Watching people arrive was less pleasant but also interesting. I certainly felt bad for them, but my regard was tinged with a funny little sense of superiority, because at least I knew more about the workings of the Camp than they did and thus had a leg up. This impulse was often proved wrong when someone turned out to be returning to Danbury after violating the terms of their probation-they would often march right into the counselors’ office and ask for their old bunkie and job assignment back. I knew that as many as two-thirds of all released prisoners are locked up again, a fact that mystified me at first-there was no way they would get me back in prison. Ever. And yet… no one ever seemed surprised to see a familiar face return to Danbury.

“Self-surrenders” who came to the Camp were easy to spot. They were usually white and middle-class and looked totally overwhelmed and scared to death. I would ask myself, Did I look that wigged out? and then I’d go get them some of the extra shower shoes and toothpaste I now kept stashed in my locker for such occasions.
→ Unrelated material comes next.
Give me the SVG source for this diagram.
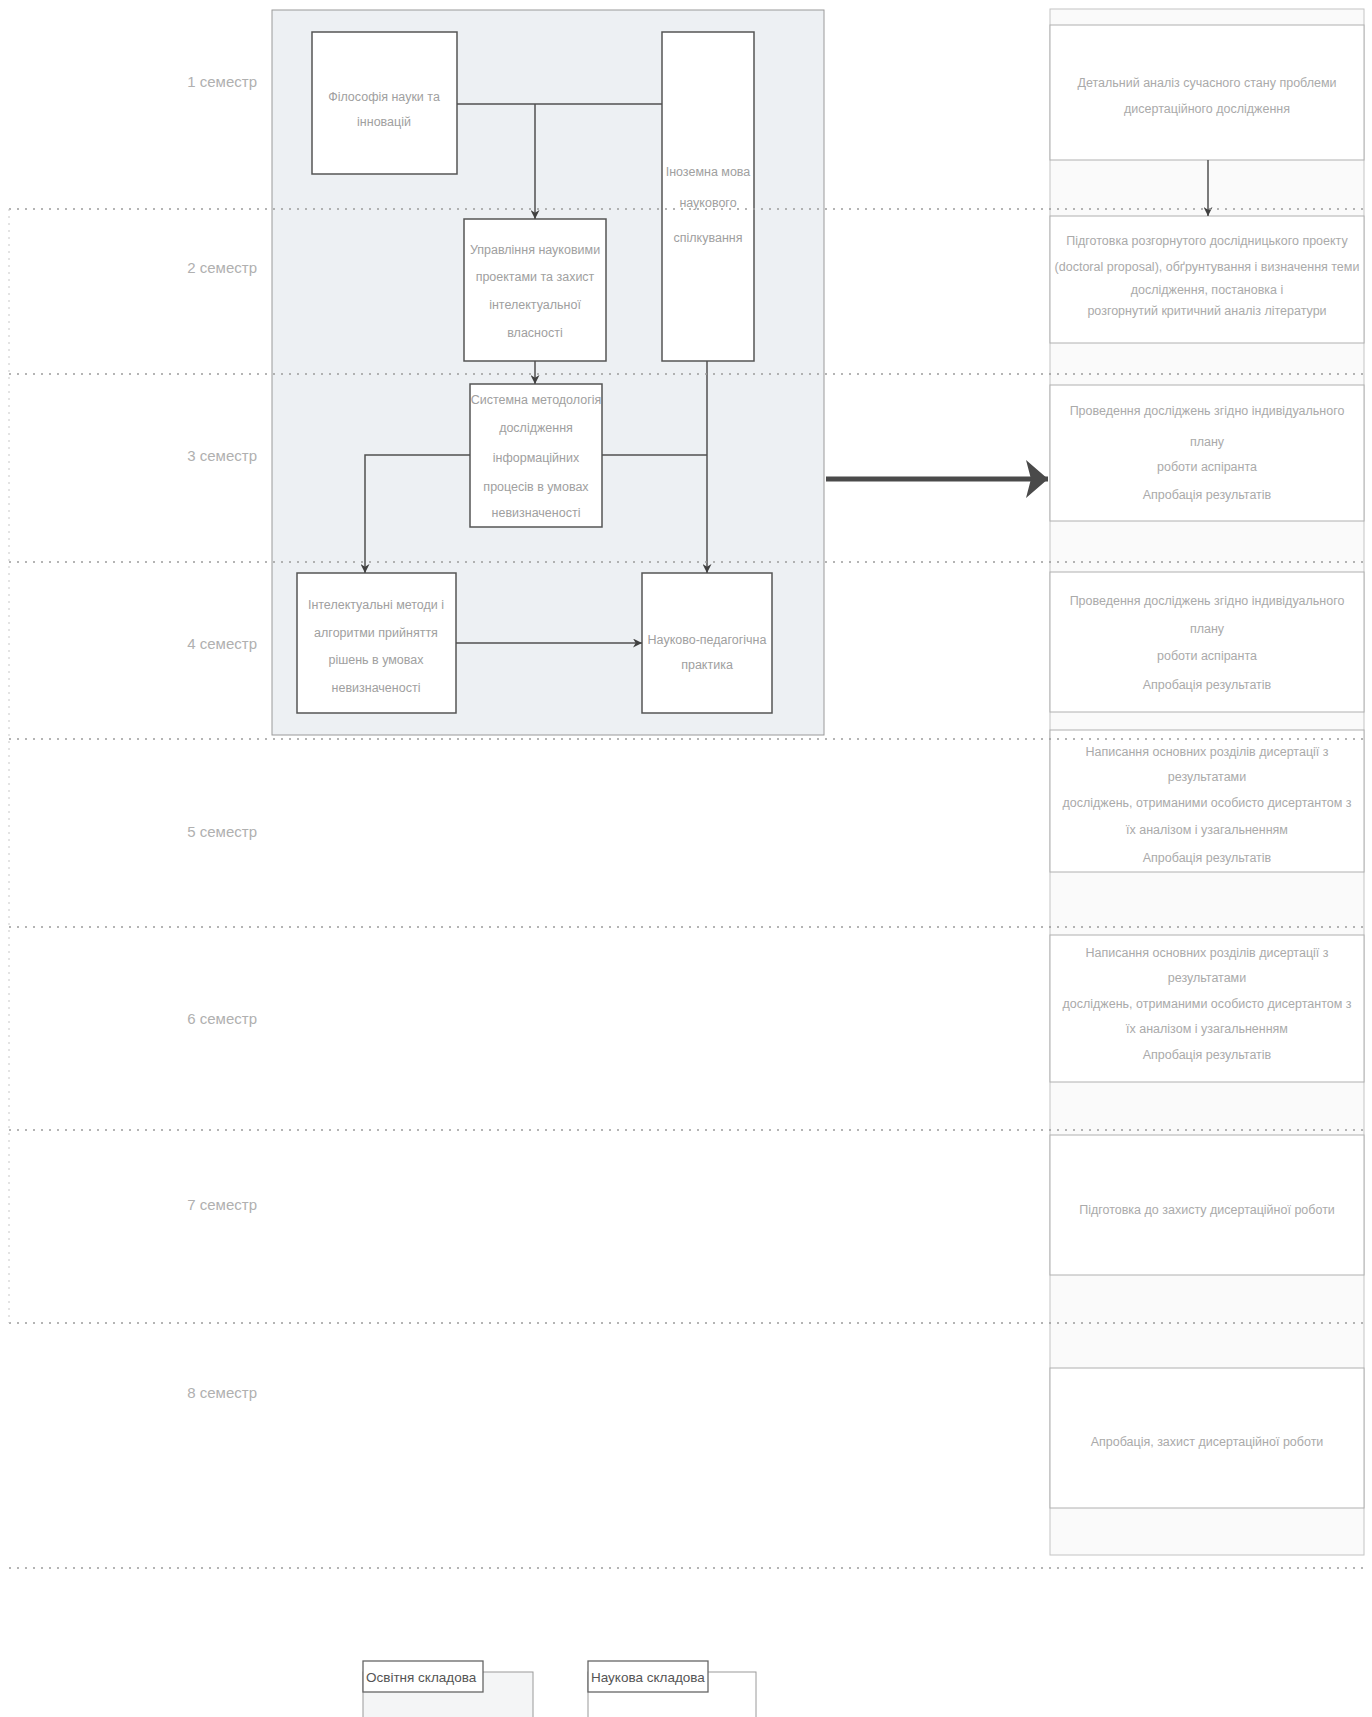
<svg xmlns="http://www.w3.org/2000/svg" width="1372" height="1717" viewBox="0 0 1372 1717">
<style>
.dash{stroke:#9c9c9c;stroke-width:1.4;stroke-dasharray:2 6;fill:none}
.vdash{stroke:#c8c8c8;stroke-width:1;stroke-dasharray:2 5;fill:none}
.sem{font-family:"Liberation Sans",Arial,sans-serif;font-size:15px;fill:#b0b0b0;text-anchor:end}
.box{fill:#ffffff;stroke:#555555;stroke-width:1.5}
.t{font-family:"Liberation Sans",Arial,sans-serif;font-size:12.5px;fill:#a0a0a0;text-anchor:middle}
.rbox{fill:#ffffff;stroke:#b0b0b0;stroke-width:1}
.rt{font-family:"Liberation Sans",Arial,sans-serif;font-size:12.5px;fill:#aaaaaa;text-anchor:middle}
.conn{stroke:#505050;stroke-width:1.5;fill:none}
.lbl{font-family:"Liberation Sans",Arial,sans-serif;font-size:13.5px;fill:#555555}
</style>
<defs>
<marker id="arr" viewBox="0 0 10 10" refX="10" refY="5" markerWidth="9" markerHeight="9" markerUnits="userSpaceOnUse" orient="auto">
<path d="M0,0 L10,5 L0,10 L3,5 Z" fill="#404040"/>
</marker>
<marker id="bigarr" viewBox="0 0 22 38" refX="22" refY="19" markerWidth="22" markerHeight="38" markerUnits="userSpaceOnUse" orient="auto">
<path d="M0,0 L22,19 L0,38 L5,19 Z" fill="#4a4a4a"/>
</marker>
</defs>
<rect width="1372" height="1717" fill="#ffffff"/>

<g id="edu-container">
<rect x="272" y="10" width="552" height="725" fill="#edf0f3" stroke="#9a9a9a" stroke-width="1"/>
</g>
<g id="sci-container">
<rect x="1050" y="9" width="314" height="1546" fill="#fafafa" stroke="#c4c4c4" stroke-width="1"/>
</g>

<g id="n-philosophy">
<rect class="box" x="312" y="32" width="145" height="142"/>
<text class="t" x="384" y="101">Філософія науки та</text>
<text class="t" x="384" y="126">інновацій</text>
</g>
<g id="n-language">
<rect class="box" x="662" y="32" width="92" height="329"/>
<text class="t" x="708" y="176">Іноземна мова</text>
<text class="t" x="708" y="207">наукового</text>
<text class="t" x="708" y="242">спілкування</text>
</g>
<g id="n-management">
<rect class="box" x="464" y="219" width="142" height="142"/>
<text class="t" x="535" y="254">Управління науковими</text>
<text class="t" x="535" y="281">проектами та захист</text>
<text class="t" x="535" y="309">інтелектуальної</text>
<text class="t" x="535" y="337">власності</text>
</g>
<g id="n-system">
<rect class="box" x="470" y="384" width="132" height="143"/>
<text class="t" x="536" y="404">Системна методологія</text>
<text class="t" x="536" y="432">дослідження</text>
<text class="t" x="536" y="462">інформаційних</text>
<text class="t" x="536" y="491">процесів в умовах</text>
<text class="t" x="536" y="517">невизначеності</text>
</g>
<g id="n-intellect">
<rect class="box" x="297" y="573" width="159" height="140"/>
<text class="t" x="376" y="609">Інтелектуальні методи і</text>
<text class="t" x="376" y="637">алгоритми прийняття</text>
<text class="t" x="376" y="664">рішень в умовах</text>
<text class="t" x="376" y="692">невизначеності</text>
</g>
<g id="n-practice">
<rect class="box" x="642" y="573" width="130" height="140"/>
<text class="t" x="707" y="644">Науково-педагогічна</text>
<text class="t" x="707" y="669">практика</text>
</g>

<g id="r1">
<rect class="rbox" x="1050" y="25" width="314" height="135"/>
<text class="rt" x="1207" y="87">Детальний аналіз сучасного стану проблеми</text>
<text class="rt" x="1207" y="113">дисертаційного дослідження</text>
</g>
<g id="r2">
<rect class="rbox" x="1050" y="216" width="314" height="127"/>
<text class="rt" x="1207" y="245">Підготовка розгорнутого  дослідницького проекту</text>
<text class="rt" x="1207" y="271">(doctoral proposal), обґрунтування і визначення теми</text>
<text class="rt" x="1207" y="294">дослідження, постановка і</text>
<text class="rt" x="1207" y="315">розгорнутий критичний аналіз літератури</text>
</g>
<g id="r3">
<rect class="rbox" x="1050" y="385" width="314" height="136"/>
<text class="rt" x="1207" y="415">Проведення досліджень згідно індивідуального</text>
<text class="rt" x="1207" y="446">плану</text>
<text class="rt" x="1207" y="471">роботи аспіранта</text>
<text class="rt" x="1207" y="499">Апробація результатів</text>
</g>
<g id="r4">
<rect class="rbox" x="1050" y="572" width="314" height="140"/>
<text class="rt" x="1207" y="605">Проведення досліджень згідно індивідуального</text>
<text class="rt" x="1207" y="633">плану</text>
<text class="rt" x="1207" y="660">роботи аспіранта</text>
<text class="rt" x="1207" y="689">Апробація результатів</text>
</g>
<g id="r5">
<rect class="rbox" x="1050" y="730" width="314" height="142"/>
<text class="rt" x="1207" y="756">Написання основних розділів дисертації з</text>
<text class="rt" x="1207" y="781">результатами</text>
<text class="rt" x="1207" y="807">досліджень, отриманими особисто дисертантом з</text>
<text class="rt" x="1207" y="834">їх аналізом і узагальненням</text>
<text class="rt" x="1207" y="862">Апробація результатів</text>
</g>
<g id="r6">
<rect class="rbox" x="1050" y="935" width="314" height="147"/>
<text class="rt" x="1207" y="957">Написання основних розділів дисертації з</text>
<text class="rt" x="1207" y="982">результатами</text>
<text class="rt" x="1207" y="1008">досліджень, отриманими особисто дисертантом з</text>
<text class="rt" x="1207" y="1033">їх аналізом і узагальненням</text>
<text class="rt" x="1207" y="1059">Апробація результатів</text>
</g>
<g id="r7">
<rect class="rbox" x="1050" y="1135" width="314" height="140"/>
<text class="rt" x="1207" y="1214">Підготовка до захисту дисертаційної роботи</text>
</g>
<g id="r8">
<rect class="rbox" x="1050" y="1368" width="314" height="140"/>
<text class="rt" x="1207" y="1446">Апробація, захист дисертаційної роботи</text>
</g>

<g id="connectors">
<path class="conn" d="M457,104 H662"/>
<path class="conn" d="M535,104 V219" marker-end="url(#arr)"/>
<path class="conn" d="M535,361 V384" marker-end="url(#arr)"/>
<path class="conn" d="M470,455 H365 V573" marker-end="url(#arr)"/>
<path class="conn" d="M602,455 H707"/>
<path class="conn" d="M707,361 V573" marker-end="url(#arr)"/>
<path class="conn" d="M456,643 H642" marker-end="url(#arr)"/>
<path class="conn" d="M1208,160 V216" stroke-width="1" marker-end="url(#arr)"/>
<path d="M826,479 H1048" stroke="#4a4a4a" stroke-width="5" fill="none" marker-end="url(#bigarr)"/>
</g>

<g id="lanes">
<path class="dash" d="M9,209 H1364 M9,374 H1364 M9,562 H1364 M9,739 H1364 M9,927 H1364 M9,1130 H1364 M9,1323 H1364 M9,1568 H1364"/>
<path class="vdash" d="M9,209 V1323"/>
<text class="sem" x="257" y="87">1 семестр</text>
<text class="sem" x="257" y="273">2 семестр</text>
<text class="sem" x="257" y="461">3 семестр</text>
<text class="sem" x="257" y="649">4 семестр</text>
<text class="sem" x="257" y="837">5 семестр</text>
<text class="sem" x="257" y="1024">6 семестр</text>
<text class="sem" x="257" y="1210">7 семестр</text>
<text class="sem" x="257" y="1398">8 семестр</text>
</g>

<g id="legend-edu">
<rect x="363" y="1672" width="170" height="60" fill="#f4f5f6" stroke="#9a9a9a" stroke-width="1"/>
<rect x="363" y="1661" width="120" height="31" fill="#ffffff" stroke="#666666" stroke-width="1.3"/>
<text class="lbl" x="366" y="1682">Освітня складова</text>
</g>
<g id="legend-sci">
<rect x="588" y="1672" width="168" height="60" fill="#ffffff" stroke="#9a9a9a" stroke-width="1"/>
<rect x="588" y="1661" width="120" height="31" fill="#ffffff" stroke="#666666" stroke-width="1.3"/>
<text class="lbl" x="591" y="1682">Наукова складова</text>
</g>
</svg>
But most new arrivals had been in custody for a while, sometimes since their initial arrest if they had not been granted bail or couldn’t make the bail payment, and they were coming from county jails or from federal jails, called MCCs or MDCs-metropolitan correctional centers or metropolitan detention centers. The county jails were described to me as universally nasty, full of drunks, prostitutes, and junkies-not up to the standards of us federales. No shock then that the women arriving at Danbury from county usually looked fried. They seemed happy to get to Danbury because the conditions were better-that depressed me.

Also intriguing were the women like Morena who had “earned” their way up the hill from the high-security FCI to the minimum-security Camp-in theory, the really hardened and potentially dangerous criminals. They were always very composed in terms of physical appearance-hair done and uniforms just so, with their own name and reg number embossed on the shirt pocket. (Campers didn’t get that.) They never looked scared. But they were often freaked out because they were unaccustomed to as much “freedom” as we were afforded, and they reported that there was far less to do in the Camp in the way of programs and recreation. In fact many of them were miserable in the Camp and wanted to go back to max lockup. One woman, Coco, marched right into the counselors’ office and explained that she couldn’t handle the freedom, and would they please send her back down the hill, because she didn’t want to lose her good time due to an escape attempt. I heard that the truth was she couldn’t stand to be apart from her girlfriend, who was still down in the FCI. Coco was sent back the next day.

SPRING WAS coming slowly to the Connecticut hills, and we were starting to shake off the cold. Being cooped up with so many “wackos” was affecting my worldview, and I feared that I would return to the outside world a bit cracked too. But I was learning something every day, resolving some new subtlety or mystery through observation or instruction.

The track by the field house gym was now mush, but I slogged determinedly around it, encouraged by the fact that I kept getting thinner and thinner and every visitor who came to see me said with astonishment, “You look fantastic!” I was making those mucky circles in silence, because the commissary was still out of the damn crappy headset radios that cost $42. Every week I put the radio on my shopping list before I turned it in, and every week, no radio. The commissary CO, who was a real prick in public and friendly in private, just barked, “No radios!” when I asked when they would get some. All the other new arrivals were in the same boat, and we commiserated bitterly. Movie night was all about reading lips for me, and my time on the track or in the gym left me with my thoughts echoing noisily in my skull. I had to have that radio!

Lionnel, the inmate consigliere of the warehouse, was one of my closest neighbors in our cramped quarters. Her bunkie had been the target of Lili Cabrales’s protest pee on my first morning in B Dorm, and it was she who had sopped up the puddle. Lionnel had a black name plaque like Natalie’s, indicating that she had been down the hill in the FCI and probably had a long sentence. She was formidable but still friendly, a no-nonsense player when it came to doing time, and a cheerful Christian who was quick with a wry observation. Lionnel was vocal about what you might call “community issues”-not stealing, “acting right” during count, treating other prisoners with respect. She wasn’t about to go out of her way to befriend a random white girl like me, but she would still say good morning and occasionally smile at my attempts at humor when we found ourselves side by side at the bathroom sinks.

One quiet afternoon as I was fixing lights in B Dorm, Lionnel materialized outside her cube. This was unusual, as she would normally be at work in the warehouse. I seized the opportunity to find out more about the mysterious radios.

“Lionnel, I hate to bother you, but I’ve got a question.” I quickly explained my radio problem. “I’m going crazy with no music. I just can’t get the CO to tell me when they’re coming in. What do you think?”

Lionnel gave me a skeptical, sidelong look. “You know you’re not supposed to ask warehouse folks about that, we’re not allowed to talk about any goods in the warehouse?”

I was taken aback. “No, Lionnel, I didn’t know that. I didn’t mean to put you on the spot. I’m sorry.”

“No problem.”

May was a week away. The sun was really starting to make itself known now, drying up the mud. There were leaves on the trees, migratory birds, and tons of baby bunnies all over the track. I realized that it wasn’t so bad to be listening to my own thoughts when there was so much to look at. I had made it three months, almost a quarter of my sentence. If I had to watch silent movies for the next ten, so be it. I almost didn’t bother putting the radio on my commissary list that week; someone who had already shopped was complaining that they were still out. So when a new radio headset came flying past the register to land in my grocery pile, I just stared at it.